• Set exercise: Repeat, exactly and in full, the lines of the listing below, but without any pictures.

━━━ Information shown

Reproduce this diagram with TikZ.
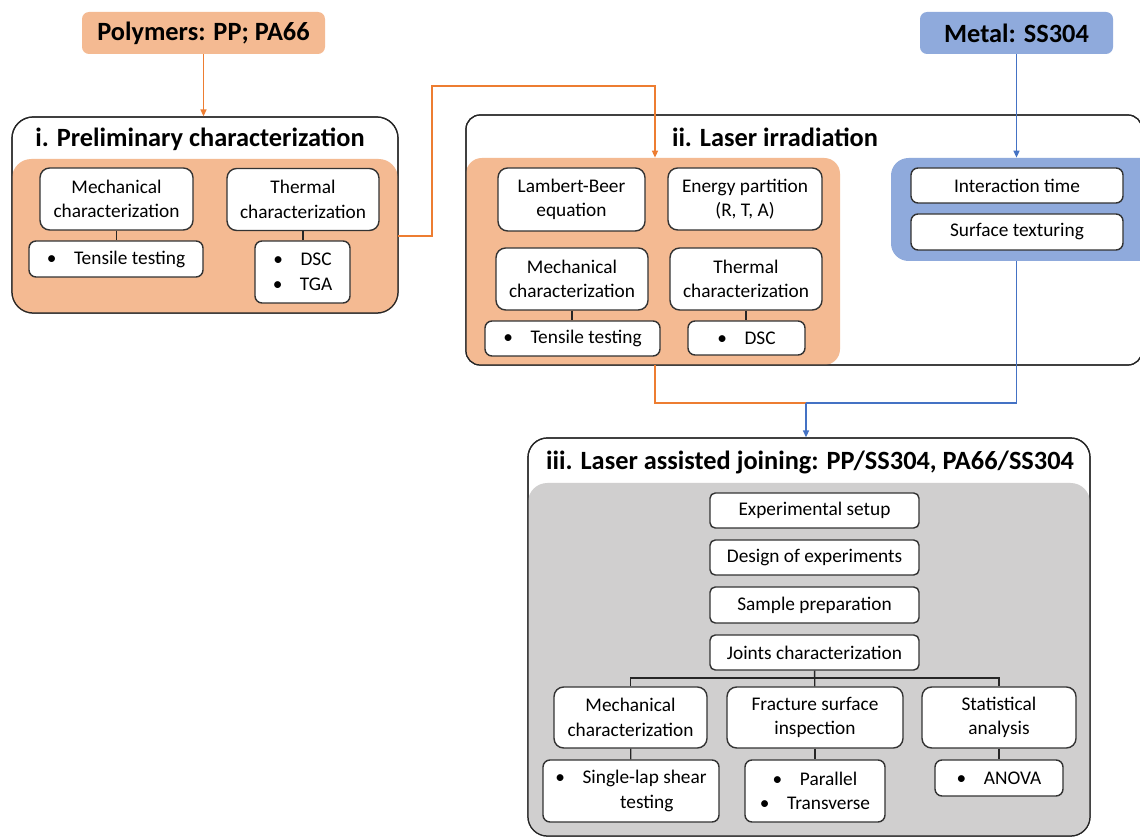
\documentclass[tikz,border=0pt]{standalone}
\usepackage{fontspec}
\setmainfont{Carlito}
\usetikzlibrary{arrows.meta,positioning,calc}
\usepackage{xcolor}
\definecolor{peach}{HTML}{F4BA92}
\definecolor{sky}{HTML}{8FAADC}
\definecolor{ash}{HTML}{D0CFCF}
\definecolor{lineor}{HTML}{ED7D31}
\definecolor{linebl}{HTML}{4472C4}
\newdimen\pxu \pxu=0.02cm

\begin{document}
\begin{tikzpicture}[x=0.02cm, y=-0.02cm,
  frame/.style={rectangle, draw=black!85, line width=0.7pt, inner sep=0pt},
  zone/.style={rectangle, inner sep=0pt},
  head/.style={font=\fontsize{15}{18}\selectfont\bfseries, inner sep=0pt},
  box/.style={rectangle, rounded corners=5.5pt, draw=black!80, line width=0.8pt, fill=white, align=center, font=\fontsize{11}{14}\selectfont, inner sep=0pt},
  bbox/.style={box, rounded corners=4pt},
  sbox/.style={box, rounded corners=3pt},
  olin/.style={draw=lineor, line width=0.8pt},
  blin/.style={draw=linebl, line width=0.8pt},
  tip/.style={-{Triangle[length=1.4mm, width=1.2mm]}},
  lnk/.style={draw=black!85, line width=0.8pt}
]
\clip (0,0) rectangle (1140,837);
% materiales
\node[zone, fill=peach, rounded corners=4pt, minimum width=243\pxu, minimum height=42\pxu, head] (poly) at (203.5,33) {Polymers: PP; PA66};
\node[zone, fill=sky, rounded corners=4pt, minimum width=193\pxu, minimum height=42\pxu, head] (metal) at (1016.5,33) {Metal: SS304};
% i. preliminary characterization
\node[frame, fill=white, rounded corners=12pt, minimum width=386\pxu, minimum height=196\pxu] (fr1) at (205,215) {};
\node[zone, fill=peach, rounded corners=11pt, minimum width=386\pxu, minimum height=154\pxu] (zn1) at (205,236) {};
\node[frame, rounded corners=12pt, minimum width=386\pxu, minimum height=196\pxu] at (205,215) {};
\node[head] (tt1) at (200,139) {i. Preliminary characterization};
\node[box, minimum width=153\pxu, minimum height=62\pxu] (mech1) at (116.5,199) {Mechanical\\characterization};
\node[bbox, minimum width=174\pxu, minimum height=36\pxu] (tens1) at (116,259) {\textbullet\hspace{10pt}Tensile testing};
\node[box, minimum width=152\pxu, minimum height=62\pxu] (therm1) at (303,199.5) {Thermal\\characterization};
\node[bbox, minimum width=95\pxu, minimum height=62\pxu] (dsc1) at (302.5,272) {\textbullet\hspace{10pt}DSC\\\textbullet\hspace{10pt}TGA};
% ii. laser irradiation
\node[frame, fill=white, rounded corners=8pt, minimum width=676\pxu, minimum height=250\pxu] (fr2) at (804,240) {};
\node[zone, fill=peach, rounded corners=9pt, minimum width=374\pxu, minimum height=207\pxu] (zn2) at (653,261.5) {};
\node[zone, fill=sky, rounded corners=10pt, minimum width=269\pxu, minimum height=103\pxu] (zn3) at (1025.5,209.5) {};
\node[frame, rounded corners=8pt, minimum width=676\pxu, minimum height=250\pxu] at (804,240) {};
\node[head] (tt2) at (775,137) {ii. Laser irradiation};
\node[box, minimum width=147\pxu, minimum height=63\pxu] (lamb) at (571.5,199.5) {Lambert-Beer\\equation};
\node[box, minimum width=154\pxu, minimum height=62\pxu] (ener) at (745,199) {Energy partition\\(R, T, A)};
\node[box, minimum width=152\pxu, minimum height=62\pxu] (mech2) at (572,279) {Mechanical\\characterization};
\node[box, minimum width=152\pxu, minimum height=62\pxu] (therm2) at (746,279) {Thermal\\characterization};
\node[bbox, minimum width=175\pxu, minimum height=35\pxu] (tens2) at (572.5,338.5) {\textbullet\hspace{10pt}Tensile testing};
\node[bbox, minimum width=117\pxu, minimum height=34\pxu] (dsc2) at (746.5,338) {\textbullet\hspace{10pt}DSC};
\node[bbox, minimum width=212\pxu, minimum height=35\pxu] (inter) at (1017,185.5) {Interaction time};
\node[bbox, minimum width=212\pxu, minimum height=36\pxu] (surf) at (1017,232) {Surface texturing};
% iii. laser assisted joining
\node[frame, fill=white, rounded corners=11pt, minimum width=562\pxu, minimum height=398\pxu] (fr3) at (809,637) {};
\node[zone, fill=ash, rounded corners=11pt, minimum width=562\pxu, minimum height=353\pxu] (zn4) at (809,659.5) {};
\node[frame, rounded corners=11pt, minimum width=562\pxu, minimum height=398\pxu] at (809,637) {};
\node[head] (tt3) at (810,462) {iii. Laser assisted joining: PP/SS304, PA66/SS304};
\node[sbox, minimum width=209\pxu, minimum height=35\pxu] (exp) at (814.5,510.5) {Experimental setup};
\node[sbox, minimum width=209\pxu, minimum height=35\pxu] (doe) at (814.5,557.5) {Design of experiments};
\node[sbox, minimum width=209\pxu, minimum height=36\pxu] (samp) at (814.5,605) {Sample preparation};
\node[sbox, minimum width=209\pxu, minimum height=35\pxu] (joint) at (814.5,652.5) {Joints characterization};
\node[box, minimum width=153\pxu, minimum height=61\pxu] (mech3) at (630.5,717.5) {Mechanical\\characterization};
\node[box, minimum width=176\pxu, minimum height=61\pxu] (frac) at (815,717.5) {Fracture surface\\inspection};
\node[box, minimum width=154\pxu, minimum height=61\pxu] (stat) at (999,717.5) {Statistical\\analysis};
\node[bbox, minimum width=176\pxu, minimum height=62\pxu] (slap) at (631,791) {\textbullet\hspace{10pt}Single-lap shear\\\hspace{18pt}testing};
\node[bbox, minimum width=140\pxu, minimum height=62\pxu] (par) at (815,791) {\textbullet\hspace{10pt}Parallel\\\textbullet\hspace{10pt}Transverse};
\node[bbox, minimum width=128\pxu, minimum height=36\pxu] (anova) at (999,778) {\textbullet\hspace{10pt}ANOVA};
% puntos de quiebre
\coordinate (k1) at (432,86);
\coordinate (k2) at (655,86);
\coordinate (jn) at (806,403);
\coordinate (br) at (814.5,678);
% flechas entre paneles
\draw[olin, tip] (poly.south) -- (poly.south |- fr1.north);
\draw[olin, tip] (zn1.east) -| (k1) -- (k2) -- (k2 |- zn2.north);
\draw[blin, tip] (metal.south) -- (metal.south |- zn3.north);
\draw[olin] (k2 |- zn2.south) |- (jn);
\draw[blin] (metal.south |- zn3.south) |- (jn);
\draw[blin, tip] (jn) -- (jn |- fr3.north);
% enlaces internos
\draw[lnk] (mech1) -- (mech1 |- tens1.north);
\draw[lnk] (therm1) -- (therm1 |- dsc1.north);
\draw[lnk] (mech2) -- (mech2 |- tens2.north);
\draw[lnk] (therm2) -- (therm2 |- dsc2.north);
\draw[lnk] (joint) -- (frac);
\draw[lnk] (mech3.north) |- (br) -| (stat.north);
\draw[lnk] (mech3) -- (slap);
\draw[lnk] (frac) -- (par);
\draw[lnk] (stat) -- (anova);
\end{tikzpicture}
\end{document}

━━━━━━

• Finished exercise:
Reproduce this diagram with TikZ.
\documentclass[tikz,border=0pt]{standalone}
\usepackage{fontspec}
\setmainfont{Carlito}
\usetikzlibrary{arrows.meta,positioning,calc}
\usepackage{xcolor}
\definecolor{peach}{HTML}{F4BA92}
\definecolor{sky}{HTML}{8FAADC}
\definecolor{ash}{HTML}{D0CFCF}
\definecolor{lineor}{HTML}{ED7D31}
\definecolor{linebl}{HTML}{4472C4}
\newdimen\pxu \pxu=0.02cm

\begin{document}
\begin{tikzpicture}[x=0.02cm, y=-0.02cm,
  frame/.style={rectangle, draw=black!85, line width=0.7pt, inner sep=0pt},
  zone/.style={rectangle, inner sep=0pt},
  head/.style={font=\fontsize{15}{18}\selectfont\bfseries, inner sep=0pt},
  box/.style={rectangle, rounded corners=5.5pt, draw=black!80, line width=0.8pt, fill=white, align=center, font=\fontsize{11}{14}\selectfont, inner sep=0pt},
  bbox/.style={box, rounded corners=4pt},
  sbox/.style={box, rounded corners=3pt},
  olin/.style={draw=lineor, line width=0.8pt},
  blin/.style={draw=linebl, line width=0.8pt},
  tip/.style={-{Triangle[length=1.4mm, width=1.2mm]}},
  lnk/.style={draw=black!85, line width=0.8pt}
]
\clip (0,0) rectangle (1140,837);
% materiales
\node[zone, fill=peach, rounded corners=4pt, minimum width=243\pxu, minimum height=42\pxu, head] (poly) at (203.5,33) {Polymers: PP; PA66};
\node[zone, fill=sky, rounded corners=4pt, minimum width=193\pxu, minimum height=42\pxu, head] (metal) at (1016.5,33) {Metal: SS304};
% i. preliminary characterization
\node[frame, fill=white, rounded corners=12pt, minimum width=386\pxu, minimum height=196\pxu] (fr1) at (205,215) {};
\node[zone, fill=peach, rounded corners=11pt, minimum width=386\pxu, minimum height=154\pxu] (zn1) at (205,236) {};
\node[frame, rounded corners=12pt, minimum width=386\pxu, minimum height=196\pxu] at (205,215) {};
\node[head] (tt1) at (200,139) {i. Preliminary characterization};
\node[box, minimum width=153\pxu, minimum height=62\pxu] (mech1) at (116.5,199) {Mechanical\\characterization};
\node[bbox, minimum width=174\pxu, minimum height=36\pxu] (tens1) at (116,259) {\textbullet\hspace{10pt}Tensile testing};
\node[box, minimum width=152\pxu, minimum height=62\pxu] (therm1) at (303,199.5) {Thermal\\characterization};
\node[bbox, minimum width=95\pxu, minimum height=62\pxu] (dsc1) at (302.5,272) {\textbullet\hspace{10pt}DSC\\\textbullet\hspace{10pt}TGA};
% ii. laser irradiation
\node[frame, fill=white, rounded corners=8pt, minimum width=676\pxu, minimum height=250\pxu] (fr2) at (804,240) {};
\node[zone, fill=peach, rounded corners=9pt, minimum width=374\pxu, minimum height=207\pxu] (zn2) at (653,261.5) {};
\node[zone, fill=sky, rounded corners=10pt, minimum width=269\pxu, minimum height=103\pxu] (zn3) at (1025.5,209.5) {};
\node[frame, rounded corners=8pt, minimum width=676\pxu, minimum height=250\pxu] at (804,240) {};
\node[head] (tt2) at (775,137) {ii. Laser irradiation};
\node[box, minimum width=147\pxu, minimum height=63\pxu] (lamb) at (571.5,199.5) {Lambert-Beer\\equation};
\node[box, minimum width=154\pxu, minimum height=62\pxu] (ener) at (745,199) {Energy partition\\(R, T, A)};
\node[box, minimum width=152\pxu, minimum height=62\pxu] (mech2) at (572,279) {Mechanical\\characterization};
\node[box, minimum width=152\pxu, minimum height=62\pxu] (therm2) at (746,279) {Thermal\\characterization};
\node[bbox, minimum width=175\pxu, minimum height=35\pxu] (tens2) at (572.5,338.5) {\textbullet\hspace{10pt}Tensile testing};
\node[bbox, minimum width=117\pxu, minimum height=34\pxu] (dsc2) at (746.5,338) {\textbullet\hspace{10pt}DSC};
\node[bbox, minimum width=212\pxu, minimum height=35\pxu] (inter) at (1017,185.5) {Interaction time};
\node[bbox, minimum width=212\pxu, minimum height=36\pxu] (surf) at (1017,232) {Surface texturing};
% iii. laser assisted joining
\node[frame, fill=white, rounded corners=11pt, minimum width=562\pxu, minimum height=398\pxu] (fr3) at (809,637) {};
\node[zone, fill=ash, rounded corners=11pt, minimum width=562\pxu, minimum height=353\pxu] (zn4) at (809,659.5) {};
\node[frame, rounded corners=11pt, minimum width=562\pxu, minimum height=398\pxu] at (809,637) {};
\node[head] (tt3) at (810,462) {iii. Laser assisted joining: PP/SS304, PA66/SS304};
\node[sbox, minimum width=209\pxu, minimum height=35\pxu] (exp) at (814.5,510.5) {Experimental setup};
\node[sbox, minimum width=209\pxu, minimum height=35\pxu] (doe) at (814.5,557.5) {Design of experiments};
\node[sbox, minimum width=209\pxu, minimum height=36\pxu] (samp) at (814.5,605) {Sample preparation};
\node[sbox, minimum width=209\pxu, minimum height=35\pxu] (joint) at (814.5,652.5) {Joints characterization};
\node[box, minimum width=153\pxu, minimum height=61\pxu] (mech3) at (630.5,717.5) {Mechanical\\characterization};
\node[box, minimum width=176\pxu, minimum height=61\pxu] (frac) at (815,717.5) {Fracture surface\\inspection};
\node[box, minimum width=154\pxu, minimum height=61\pxu] (stat) at (999,717.5) {Statistical\\analysis};
\node[bbox, minimum width=176\pxu, minimum height=62\pxu] (slap) at (631,791) {\textbullet\hspace{10pt}Single-lap shear\\\hspace{18pt}testing};
\node[bbox, minimum width=140\pxu, minimum height=62\pxu] (par) at (815,791) {\textbullet\hspace{10pt}Parallel\\\textbullet\hspace{10pt}Transverse};
\node[bbox, minimum width=128\pxu, minimum height=36\pxu] (anova) at (999,778) {\textbullet\hspace{10pt}ANOVA};
% puntos de quiebre
\coordinate (k1) at (432,86);
\coordinate (k2) at (655,86);
\coordinate (jn) at (806,403);
\coordinate (br) at (814.5,678);
% flechas entre paneles
\draw[olin, tip] (poly.south) -- (poly.south |- fr1.north);
\draw[olin, tip] (zn1.east) -| (k1) -- (k2) -- (k2 |- zn2.north);
\draw[blin, tip] (metal.south) -- (metal.south |- zn3.north);
\draw[olin] (k2 |- zn2.south) |- (jn);
\draw[blin] (metal.south |- zn3.south) |- (jn);
\draw[blin, tip] (jn) -- (jn |- fr3.north);
% enlaces internos
\draw[lnk] (mech1) -- (mech1 |- tens1.north);
\draw[lnk] (therm1) -- (therm1 |- dsc1.north);
\draw[lnk] (mech2) -- (mech2 |- tens2.north);
\draw[lnk] (therm2) -- (therm2 |- dsc2.north);
\draw[lnk] (joint) -- (frac);
\draw[lnk] (mech3.north) |- (br) -| (stat.north);
\draw[lnk] (mech3) -- (slap);
\draw[lnk] (frac) -- (par);
\draw[lnk] (stat) -- (anova);
\end{tikzpicture}
\end{document}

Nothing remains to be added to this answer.